Columnist Enith Vlooswijk vindt dat wetenschappers duidelijker moeten maken hoeveel wetenschappelijk geploeter er achter het kabinetsbeleid schuilt.

Ze waren er natuurlijk altijd al, de wetenschappers. De virologen, de epidemiologen, de infectieziektebestrijders en de moleculair biologen bogen zich ook voor de coronacrisis al over ziekteverwekkers met namen vol cijfers en hoofdletters. Ze publiceerden studies, schreven rapporten en adviseerden beleidscommissies.

Ze waarschuwden, schetsten rampscenario’s, dienden onderzoeksvoorstellen in en pleitten voor preventieve actie. Kortom, ze bestonden wel, maar opereerden meestal achter de schermen die de op primetime uitgezonden wereld scheiden van de wetenschappelijke. Zo nu en dan piepte iemand vanachter die schermen tevoorschijn om wat uit te leggen in De Wereld Draait Door of bij De Universiteit van Nederland, maar daar bleef het dan bij.
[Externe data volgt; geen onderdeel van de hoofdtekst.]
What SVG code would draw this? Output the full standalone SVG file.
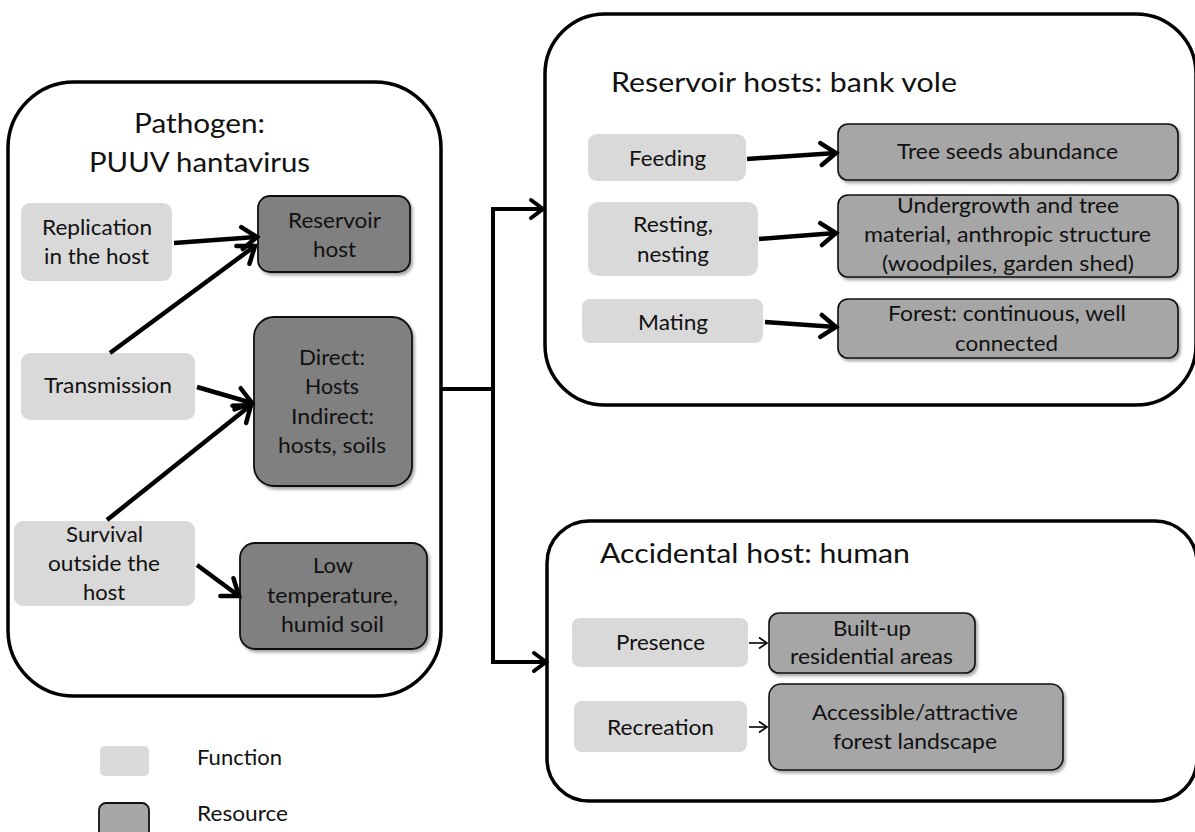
<svg xmlns="http://www.w3.org/2000/svg" width="1195" height="832" viewBox="0 0 1195 832">
<style>
text{font-family:Lato,"Open Sans","Liberation Sans",sans-serif;fill:#111;}
.t{font-size:22px;}
.h{font-size:27px;}
.box{fill:#fff;stroke:#000;stroke-width:3.5;}
.fn{fill:#d9d9d9;}
.rd{fill:#808080;stroke:#111;stroke-width:1.8;filter:url(#sh);}
.rl{fill:#a6a6a6;stroke:#111;stroke-width:1.6;filter:url(#sh);}
.thick{fill:none;stroke:#000;stroke-width:4.5;marker-end:url(#ah);}
.conn{fill:none;stroke:#000;stroke-width:4;stroke-linejoin:miter;marker-end:url(#ah2);}
.thin{fill:none;stroke:#000;stroke-width:1.6;marker-end:url(#at);}
</style>
<defs>
<filter id="sh" x="-10%" y="-10%" width="125%" height="130%">
<feDropShadow dx="2" dy="2.5" stdDeviation="1.5" flood-color="#000" flood-opacity="0.35"/>
</filter>
<marker id="ah" markerUnits="userSpaceOnUse" markerWidth="22" markerHeight="26" viewBox="0 0 22 26" refX="18" refY="13" orient="auto" overflow="visible">
<path d="M3,2 L18,13 L3,24" fill="none" stroke="#000" stroke-width="4.5" stroke-linecap="round" stroke-linejoin="miter"/>
</marker>
<marker id="ah2" markerUnits="userSpaceOnUse" markerWidth="20" markerHeight="24" viewBox="0 0 20 24" refX="16" refY="12" orient="auto" overflow="visible">
<path d="M4,3 L16,12 L4,21" fill="none" stroke="#000" stroke-width="4" stroke-linecap="round" stroke-linejoin="miter"/>
</marker>
<marker id="at" markerUnits="userSpaceOnUse" markerWidth="12" markerHeight="14" viewBox="0 0 12 14" refX="10" refY="7" orient="auto" overflow="visible">
<path d="M2,1.5 L10,7 L2,12.5" fill="none" stroke="#000" stroke-width="1.6"/>
</marker>
</defs>

<g id="pathogen">
<rect class="box" x="8" y="82" width="433" height="614" rx="66" ry="66"/>
<text class="h" x="134" y="133" textLength="131" lengthAdjust="spacingAndGlyphs">Pathogen:</text>
<text class="h" x="89" y="172" textLength="221" lengthAdjust="spacingAndGlyphs">PUUV hantavirus</text>
</g>
<g id="f-replication">
<rect class="fn" x="21" y="203" width="151" height="78" rx="9"/>
<text class="t" x="42" y="235" textLength="110" lengthAdjust="spacingAndGlyphs">Replication</text>
<text class="t" x="44" y="264" textLength="105" lengthAdjust="spacingAndGlyphs">in the host</text>
</g>
<g id="r-reservoir-host">
<rect class="rd" x="258" y="196" width="152" height="76" rx="12"/>
<text class="t" x="288" y="228" textLength="93" lengthAdjust="spacingAndGlyphs">Reservoir</text>
<text class="t" x="313" y="257" textLength="43" lengthAdjust="spacingAndGlyphs">host</text>
</g>
<g id="f-transmission">
<rect class="fn" x="21" y="353" width="174" height="67" rx="9"/>
<text class="t" x="44" y="393" textLength="128" lengthAdjust="spacingAndGlyphs">Transmission</text>
</g>
<g id="r-direct">
<rect class="rd" x="254" y="317" width="158" height="169" rx="20"/>
<text class="t" x="299" y="365" textLength="66" lengthAdjust="spacingAndGlyphs">Direct:</text>
<text class="t" x="305" y="394" textLength="54" lengthAdjust="spacingAndGlyphs">Hosts</text>
<text class="t" x="291" y="424" textLength="83" lengthAdjust="spacingAndGlyphs">Indirect:</text>
<text class="t" x="278" y="453" textLength="108" lengthAdjust="spacingAndGlyphs">hosts, soils</text>
</g>
<g id="f-survival">
<rect class="fn" x="14" y="521" width="181" height="85" rx="9"/>
<text class="t" x="66" y="542" textLength="77" lengthAdjust="spacingAndGlyphs">Survival</text>
<text class="t" x="48" y="571" textLength="112" lengthAdjust="spacingAndGlyphs">outside the</text>
<text class="t" x="83" y="600" textLength="42" lengthAdjust="spacingAndGlyphs">host</text>
</g>
<g id="r-lowtemp">
<rect class="rd" x="240" y="543" width="187" height="106" rx="15"/>
<text class="t" x="313" y="573" textLength="40" lengthAdjust="spacingAndGlyphs">Low</text>
<text class="t" x="267" y="603" textLength="131" lengthAdjust="spacingAndGlyphs">temperature,</text>
<text class="t" x="281" y="632" textLength="103" lengthAdjust="spacingAndGlyphs">humid soil</text>
</g>

<g id="reservoir">
<rect class="box" x="545" y="14" width="651" height="391" rx="60" ry="60"/>
<text class="h" x="611" y="92" textLength="346" lengthAdjust="spacingAndGlyphs">Reservoir hosts: bank vole</text>
</g>
<g id="f-feeding">
<rect class="fn" x="588" y="134" width="158" height="47" rx="9"/>
<text class="t" x="629" y="166" textLength="77" lengthAdjust="spacingAndGlyphs">Feeding</text>
</g>
<g id="r-treeseeds">
<rect class="rl" x="838" y="124" width="340" height="56" rx="10"/>
<text class="t" x="897" y="159" textLength="221" lengthAdjust="spacingAndGlyphs">Tree seeds abundance</text>
</g>
<g id="f-resting">
<rect class="fn" x="588" y="202" width="170" height="74" rx="10"/>
<text class="t" x="633" y="232" textLength="80" lengthAdjust="spacingAndGlyphs">Resting,</text>
<text class="t" x="637" y="262" textLength="72" lengthAdjust="spacingAndGlyphs">nesting</text>
</g>
<g id="r-undergrowth">
<rect class="rl" x="838" y="195" width="340" height="82" rx="10"/>
<text class="t" x="897" y="213" textLength="222" lengthAdjust="spacingAndGlyphs">Undergrowth and tree</text>
<text class="t" x="864" y="242" textLength="287" lengthAdjust="spacingAndGlyphs">material, anthropic structure</text>
<text class="t" x="882" y="271" textLength="252" lengthAdjust="spacingAndGlyphs">(woodpiles, garden shed)</text>
</g>
<g id="f-mating">
<rect class="fn" x="582" y="299" width="181" height="44" rx="8"/>
<text class="t" x="638" y="330" textLength="70" lengthAdjust="spacingAndGlyphs">Mating</text>
</g>
<g id="r-forest">
<rect class="rl" x="838" y="299" width="340" height="59" rx="10"/>
<text class="t" x="888" y="321" textLength="238" lengthAdjust="spacingAndGlyphs">Forest: continuous, well</text>
<text class="t" x="955" y="351" textLength="103" lengthAdjust="spacingAndGlyphs">connected</text>
</g>

<g id="accidental">
<rect class="box" x="547" y="521" width="650" height="280" rx="42" ry="42"/>
<text class="h" x="600" y="563" textLength="310" lengthAdjust="spacingAndGlyphs">Accidental host: human</text>
</g>
<g id="f-presence">
<rect class="fn" x="572" y="618" width="176" height="49" rx="8"/>
<text class="t" x="616" y="650" textLength="89" lengthAdjust="spacingAndGlyphs">Presence</text>
</g>
<g id="r-builtup">
<rect class="rl" x="769" y="613" width="206" height="60" rx="10"/>
<text class="t" x="833" y="636" textLength="78" lengthAdjust="spacingAndGlyphs">Built-up</text>
<text class="t" x="790" y="664" textLength="163" lengthAdjust="spacingAndGlyphs">residential areas</text>
</g>
<g id="f-recreation">
<rect class="fn" x="574" y="701" width="173" height="51" rx="8"/>
<text class="t" x="607" y="735" textLength="107" lengthAdjust="spacingAndGlyphs">Recreation</text>
</g>
<g id="r-accessible">
<rect class="rl" x="769" y="684" width="294" height="86" rx="12"/>
<text class="t" x="812" y="720" textLength="206" lengthAdjust="spacingAndGlyphs">Accessible/attractive</text>
<text class="t" x="833" y="749" textLength="164" lengthAdjust="spacingAndGlyphs">forest landscape</text>
</g>

<g id="legend">
<rect class="fn" x="100" y="746" width="49" height="30" rx="5"/>
<text class="t" x="197" y="765" textLength="85" lengthAdjust="spacingAndGlyphs">Function</text>
<rect x="99" y="803" width="50" height="40" rx="7" fill="#a6a6a6" stroke="#111" stroke-width="1.8"/>
<text class="t" x="197" y="821" textLength="91" lengthAdjust="spacingAndGlyphs">Resource</text>
</g>

<g id="connectors">
<path class="thick" d="M174,243 L257,237"/>
<path class="thick" d="M110,353 L255,246"/>
<path class="thick" d="M197,387 L252,403"/>
<path class="thick" d="M107,520 L251,405"/>
<path class="thick" d="M197,565 L239,596"/>
<path class="conn" d="M441,389 H493 V209 H543"/>
<path class="conn" d="M493,387 V662 H546"/>
<path class="thick" d="M747,159 L836,153"/>
<path class="thick" d="M759,239 L836,233"/>
<path class="thick" d="M765,322 L836,327"/>
<path class="thin" d="M749,643 L767,643"/>
<path class="thin" d="M749,727 L767,727"/>
</g>
</svg>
Nee, dan nu. Een collega van me grapte dat ‘tv-viroloog’ Ab Osterhaus elke dag continu geschminkt en al rondjes rond Hilversum rijdt, zodat hij altijd binnen acht minuten in de studio kan zijn. Plotseling krijgt het publiek dag in, dag uit overdadige porties wetenschap te verstouwen. Dat heeft mooie kanten. Zo kent iedereen ineens het verschil tussen een bacterie en een virus en weten ook niet wiskundig onderlegde burgers nu dat exponentiële toename een andere grafiek geeft dan lineaire groei. Die kennisontwikkeling hebben we toch maar mooi aan SARS-CoV-2 te danken.

Dezelfde overdaad aan orakelende wetenschappers zorgt echter ook voor misverstanden. Op de dag nadat premier Rutte had aangekondigd dat de basisscholen weer voorzichtig hun deuren konden openen, gaf het RIVM uitleg: ‘Jonge kinderen ontwikkelen bijna nooit ernstige symptomen als ze het coronavirus oplopen en verwacht wordt dat ze het virus ook nauwelijks verspreiden.’ Een docent Nederlands ontplofte zowat van verontwaardiging: ‘Dat we na bijna vier maanden corona nog van ‘verwachtingen’ moeten uitgaan!’, twitterde ze boos.

Naar influenzavirussen doen experts al tientallen jaren onderzoek en toch is nog lang niet alles bekend. Te veronderstellen dat wetenschappers binnen vier maanden wel even alles over een splinternieuw virus te weten kunnen komen, is dus een beetje naïef. Misschien was de boosheid van de docent vooral ingegeven door angst, onzekerheid, of teleurstelling. Wat volgens mij echter ook meespeelt, is dat veel mensen momenteel wel van alles leren over de resultaten van wetenschappelijk onderzoek, maar nog altijd geen flauw benul hebben hoe die kennis eigenlijk tot stand komt. Dat die het resultaat is van ploeteren en uitproberen, van vallen en opstaan, van elkaar de tent uit ruziën en van petrischaaltjes die wekenlang niet het gehoopte resultaat laten zien.

Bij deze dus een oproep aan Ab Osterhaus: goed dat je achter de schermen vandaan bent gekomen, nu is het tijd om ook eens te vertellen wat er achter die schermen allemaal gebeurt.